Enfin, je veux rappeler que ce n'est pas le droit qui fait la société mais bien l'inverse. C'est pourquoi la proposition de loi a pour ambition non pas de changer la société ou de détruire la famille, mais bien de résoudre des problèmes concrets auxquels nos concitoyens sont confrontés dans leur quotidien.
On nous reproche parfois d'être technocratiques ou trop éloignés des préoccupations des Français. Sachez que j'ai reçu une quantité invraisemblable de lettres qui font état de choses simples de la vie auxquelles nous ne pouvons et ne devons pas nous opposer. Une dame de plus de 70 ans m'écrit ainsi : « Je porte mon nom comme on porte une croix parce qu'il est le nom de mon violeur. » Peut-on rester insensible à cela ? Une autre femme déclare : « Je porte le nom transmis par mon père, un nom qui n'aura plus vocation à être transmis, alors que j'en suis particulièrement fière car c'est celui d'une famille qui s'est illustrée dans l'histoire de France. » Faut-il laisser ce nom disparaître en ne permettant pas sa transmission ?
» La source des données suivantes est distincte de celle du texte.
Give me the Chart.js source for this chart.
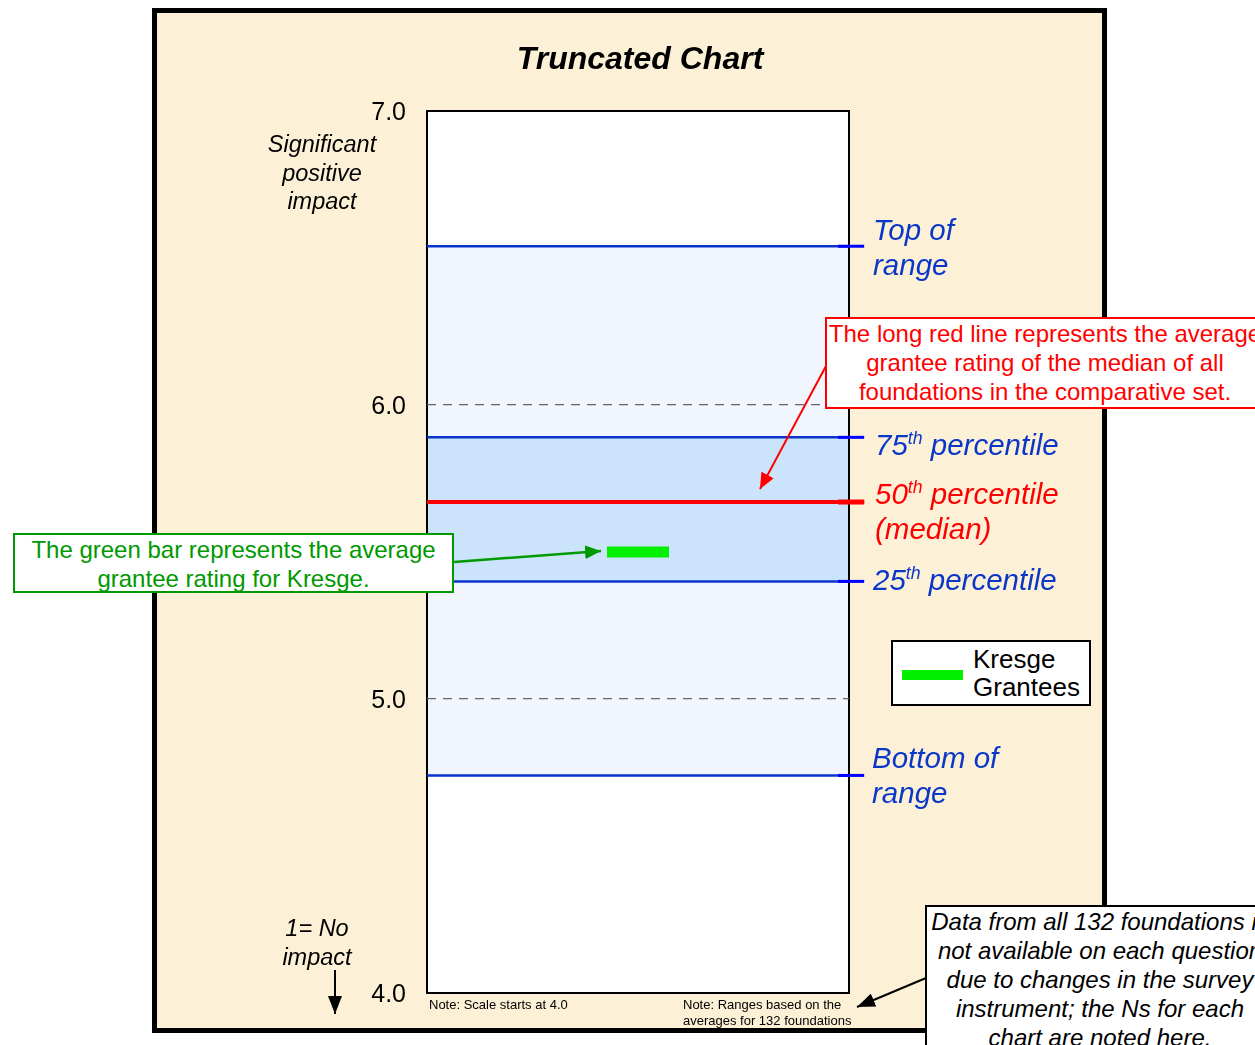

Je peux évoquer d'autres exemples encore, à l'instar de la mère qui élève seule son enfant et qui doit justifier que son fils est son fils pour l'inscrire au judo ou à l'école. Est-il si compliqué de permettre aux milliers de femmes qui sont concernées l'adjonction de leur patronyme ? Cette loi est aussi une loi d'égalité pour que ces situations humiliantes n'aient plus cours. « Je ne veux plus », ai-je lu encore, « porter le nom d'un père qui ne fut pour moi qu'un géniteur que je n'ai jamais vu ; je veux pouvoir rendre hommage à ma mère qui m'a élevé. » Ne peut-on pas entendre ce discours ? Ne sommes-nous pas là au cœur d'une simplification que certains de nos compatriotes appellent de leurs vœux ? Je tiens tous ces courriers à votre disposition : vous serez, j'en suis convaincu, bouleversés par leur contenu.
Vous l'aurez compris, mesdames et messieurs les députés, la présente proposition de loi fait œuvre utile. Mieux, elle fait œuvre juste.